About 300 firefighters, assisted by backups from the Eastern Cape and Free State, were helping to put the blaze out. At least 40% of the Vergelegen wine farm was burnt earlier this week, but that fire seems to be petering out.
The Lourensford wine estate dates back to the 1700s and was established by Adrian van der Stel, who was Governor of the Cape.
On Thursday, firefighters thought the danger was over, but extremely strong winds have whipped the flames up again.
Those on the scene with Working on Fire included the City of Cape Town Fire and Rescue, Cape Nature, Volunteer Wildfire Services, and hundreds of people who are collecting and ferrying food, refreshments and eye drops to the firefighters from towns such as Somerset West and Strand.
Twenty horses also had to be evacuated on Tuesday night for fear that the fire might pass through their stables.
Alien vegetation still a major problem
But the Western Cape Department of the Environmental Affairs and Development Planning was angry that the fires could have been avoided if landowners had properly managed the invasive alien plants on their properties.
“Landowners who have not managed invasive alien plants on their properties must be held accountable for that impact on the fires that have ravaged areas around Somerset West,” said a strongly worded statement from Dr Guy Preston, deputy director-general in the Department of Environmental Affairs.
Invasive plants such as pines, wattles and gums, burn with an intensity 10 times more than that of the indigenous plants they displace, said Preston.
According to him, all of the 80 structures burned in the January 2000 fires on Table Mountain were surrounded by invasive plants. Programmes to get landowners to clear invasive plants since then, had meant that only eight structures were burned in the March 2015 fires on Table Mountain. But seven of those eight structures were surrounded by invasive plants.
He said firefighters and pilots had risked their lives, but landowners had not taken the necessary steps to prevent intense wild fires.
“Some of the landowners in the area, such as Vergelegen and the Lourensford Estate, have taken responsible precautions, but may have suffered losses as a result of the neglect of their neighbours,” continued Preston.
The need to clear the invasive plants to reduce the spread of fires was borne out by a study in 2015, which found that failure to clear the invasives was an “important contributor” to the damage, let alone the costs carried by owners, neighbours, evacuees and those inconvenienced by road closures.
“The national, provincial and local government firefighters, as well as landowners and volunteers, have played an exceptional role in preventing potential carnage in the exceptionally strong winds on Tuesday, 3 January,” Preston said.
“As with the fires on Table Mountain in 2000 and 2015, we have been lucky with the winds.
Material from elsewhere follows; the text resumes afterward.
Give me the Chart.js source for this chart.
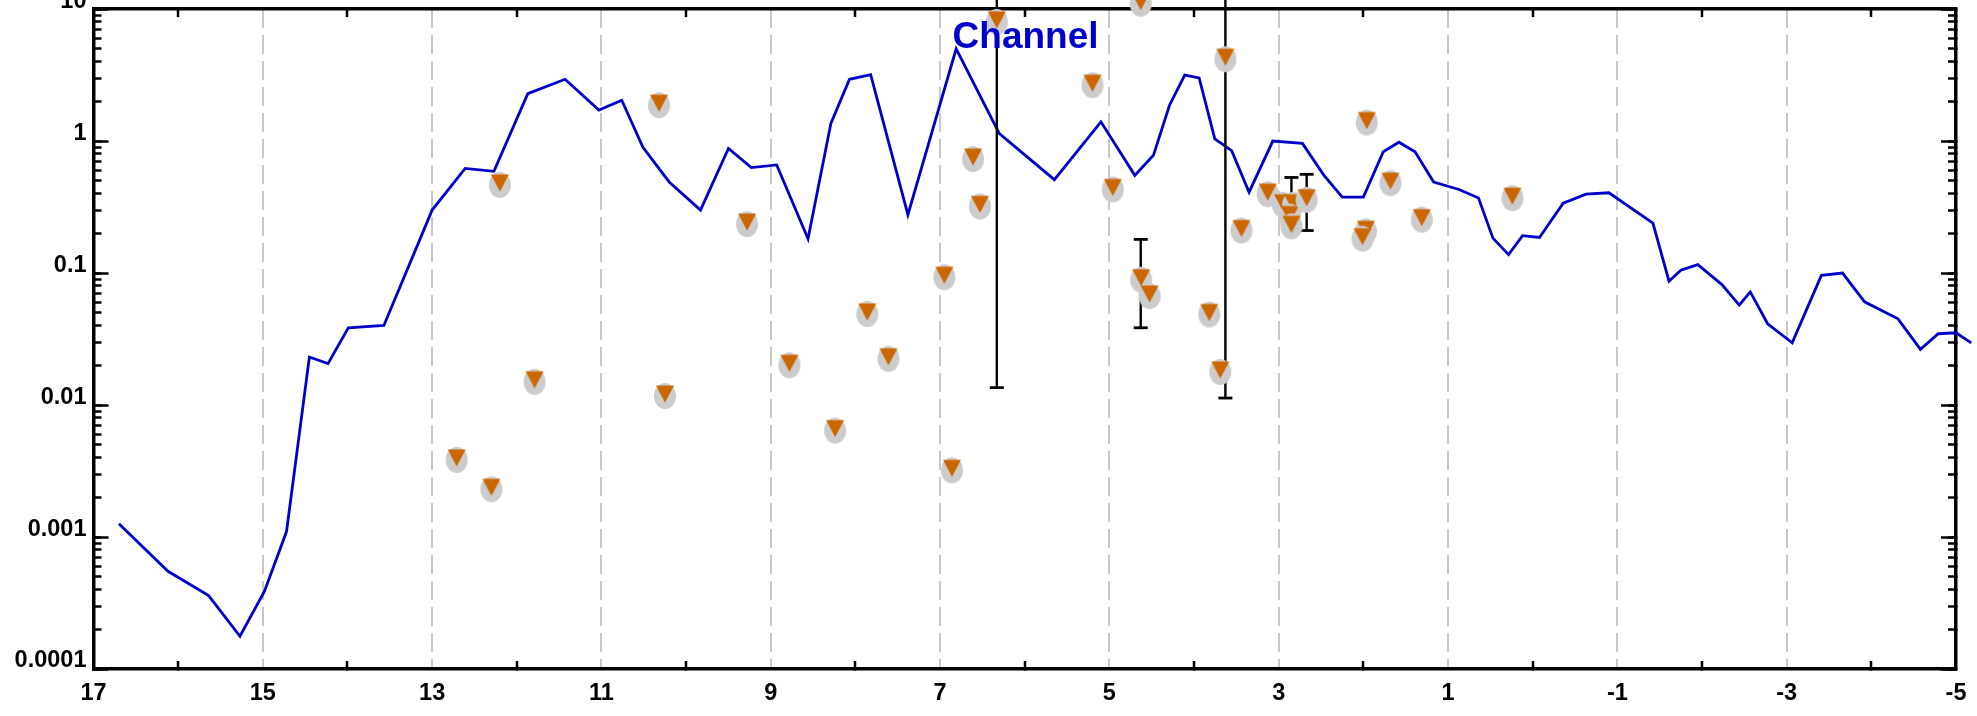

We cannot count on being lucky all the time.”
The fire near Somerset West had, by Wednesday, burnt down 3 500ha in the Helderberg Mountains, and 40% of the historic and award-winning Vergelegen wine farm.
Bezweni Lodge, on the mountain slopes in the Sir Lowry’s Pass area, was also gutted, leaving the owner Peter Weideman with only the clothes he was wearing and items in his pockets.